Kirklees Council will only provide Christmas trees in four town centres this year.

The council is slashing spending to save £47 million in the current financial year and Christmas trees provided to outlying towns and villages face the axe.

The council has stopped “non-essential” spending and is reviewing all its charges with a view to imposing a rise of at least the rate of inflation in a bid to raise revenue.

Huddersfield, Dewsbury, Batley and Cleckheaton town centres will each have a tree but other towns and villages which have had the cost subsidised by the council won’t get any help for Christmas 2023.

Each ward in Kirklees has a £20,000 budget which the three ward councillors decide how to spend. And now the council’s Cabinet member for environment Clr Gwen Lowe says the money for Christmas trees should come from ward budgets.

However, some ward councillors are more active than others and Newsome, for example, has already allocated its budget to other projects.

Newsome councillor Andrew Cooper, also leader of the Green Party group on the council, called for a “windfall tax on inactive councillors.” He said any unspent cash in ward budgets should go instead to pay for Christmas trees.

Clr Cooper added: “It is grossly unfair on councillors who are active in their wards, who engage with their communities on projects, to have to then pay for trees that were previously funded out of Kirklees core budgets.

“Our funding in the Newsome ward is already allocated. We have used our ward budget to support traffic calming schemes, footpath improvements and repairs to the former St John’s Church, which will soon be a community centre and cafe.

Clr Andrew Cooper (right) with Newsome ward colleagues Sue Lee-Richards (left) and Karen Allison at St John’s Church.
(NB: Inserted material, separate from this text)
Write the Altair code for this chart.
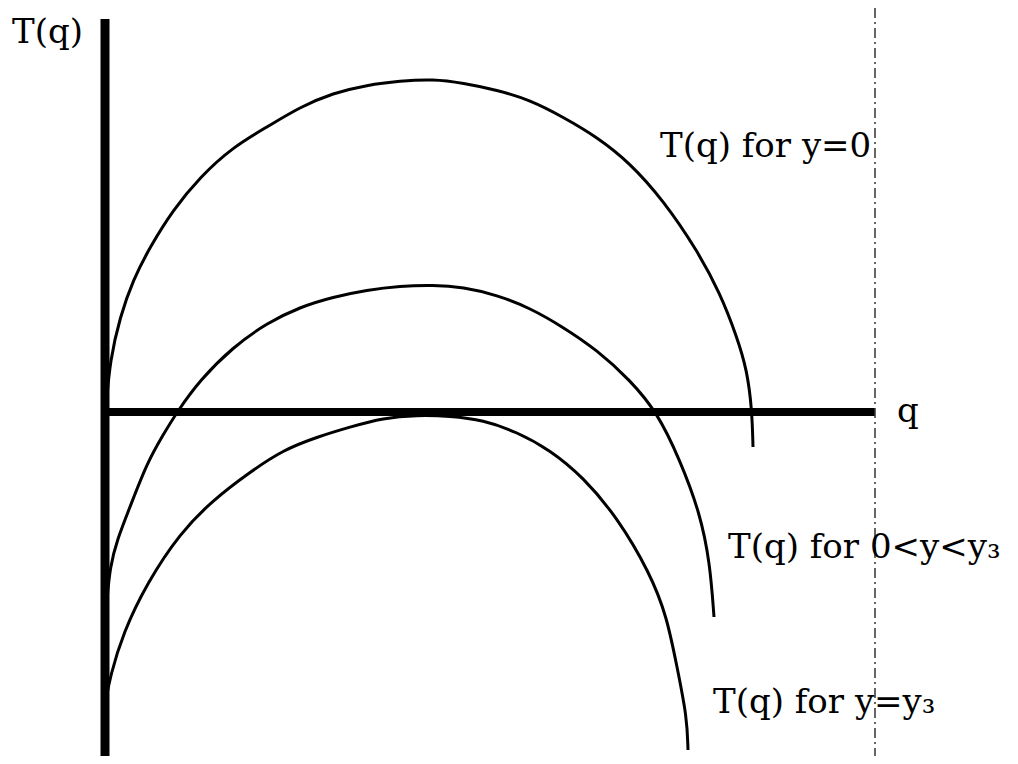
import altair as alt
import pandas as pd

# Curve readings (q, T) with the origin at the axes crossing
c1_q = [1, 5, 15, 28, 45, 68, 95, 128, 162, 195, 228, 262, 295, 328, 358, 392, 425, 458, 492, 525, 558, 592, 615, 632, 642, 647, 648]
c1_T = [4, 52, 95, 132, 165, 202, 235, 265, 285, 305, 319, 327, 331, 333, 329, 322, 312, 295, 275, 249, 212, 162, 119, 75, 42, 2, -35]

c2_q = [2, 5, 12, 25, 42, 58, 72, 95, 128, 162, 195, 228, 262, 295, 328, 358, 392, 425, 458, 492, 525, 552, 575, 595, 605, 609]
c2_T = [-188, -155, -128, -95, -51, -23, 0, 32, 65, 89, 105, 115, 122, 126, 127, 125, 117, 104, 85, 62, 32, 0, -48, -101, -151, -205]

c3_q = [1, 5, 18, 42, 75, 108, 145, 178, 212, 245, 278, 312, 345, 378, 412, 445, 478, 512, 545, 562, 572, 582, 583]
c3_T = [-288, -265, -221, -171, -121, -88, -60, -38, -25, -15, -6, -3, -4, -8, -20, -38, -65, -105, -161, -205, -255, -305, -338]

labels = ["T(q)", "T(q) for y=0", "q", "T(q) for 0<y<y₃", "T(q) for y=y₃"]
label_q = [-93, 555, 792, 623, 608]
label_T = [369, 255, -10, -146, -301]

Q_DOM = [-97, 905]
T_DOM = [-344, 404]

rows = []
for name, qs, ts in (("y=0", c1_q, c1_T), ("0<y<y3", c2_q, c2_T), ("y=y3", c3_q, c3_T)):
    for i, (q, t) in enumerate(zip(qs, ts)):
        rows.append({"curve": name, "i": i, "q": q, "T": t})
curves = pd.DataFrame(rows)

xs = alt.Scale(domain=Q_DOM, nice=False, zero=False)
ys = alt.Scale(domain=T_DOM, nice=False, zero=False)

axes_df = pd.DataFrame({
    "q": [0, 0], "q2": [0, 770],
    "T": [393, 0], "T2": [-344, 0],
    "w": [9, 8],
})
dash_df = pd.DataFrame({"q": [770], "T": [404], "T2": [-344]})
lab_df = pd.DataFrame({"text": labels, "q": label_q, "T": label_T})

axes = alt.Chart(axes_df).mark_rule(color="black", strokeCap="butt").encode(
    x=alt.X("q:Q", scale=xs, axis=None),
    x2="q2:Q",
    y=alt.Y("T:Q", scale=ys, axis=None),
    y2="T2:Q",
    strokeWidth=alt.StrokeWidth("w:Q", scale=None, legend=None),
)

dash = alt.Chart(dash_df).mark_rule(color="#333333", strokeWidth=1.5, strokeDash=[10, 4, 2, 4]).encode(
    x=alt.X("q:Q", scale=xs, axis=None),
    y=alt.Y("T:Q", scale=ys, axis=None),
    y2="T2:Q",
)

lines = alt.Chart(curves).mark_line(color="black", strokeWidth=3, interpolate="basis").encode(
    x=alt.X("q:Q", scale=xs, axis=None),
    y=alt.Y("T:Q", scale=ys, axis=None),
    detail="curve:N",
    order="i:Q",
)

texts = alt.Chart(lab_df).mark_text(
    font="DejaVu Serif", fontSize=34, color="black", align="left", baseline="alphabetic"
).encode(
    x=alt.X("q:Q", scale=xs, axis=None),
    y=alt.Y("T:Q", scale=ys, axis=None),
    text="text:N",
)

chart = alt.layer(axes, dash, lines, texts).properties(
    width=1002, height=748,
    autosize=alt.AutoSizeParams(type="none"),
    padding=0,
).configure_view(stroke=None)

chart.save("out.html", embed_options={"renderer": "svg", "actions": False})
“Our proposal is that there is a ‘windfall tax’ on wards which have more than three years funding unallocated, £60,000, to pay for community Christmas trees across Kirklees. If they aren’t using those funds it is only fair that they be reallocated to more active wards.”

In a statement Clr Lowe said: “In previous years the council has been able to subsidise all community trees with the remaining cost paid through ward budgets, community groups or ‘friends of’ groups.

“The council has never offered free trees across the board to communities. It has, on occasion, been able to provide a handful of free trees dependent on individual agreements with community groups throughout the district.

“Due to the current financial situation, though, the council is no longer in a position to subsidise community trees so costs would have to be met fully by the ward or group.

“We will, however, continue to support groups who wish to put up trees in their communities with sourcing, delivery, installation, lighting and disposal.”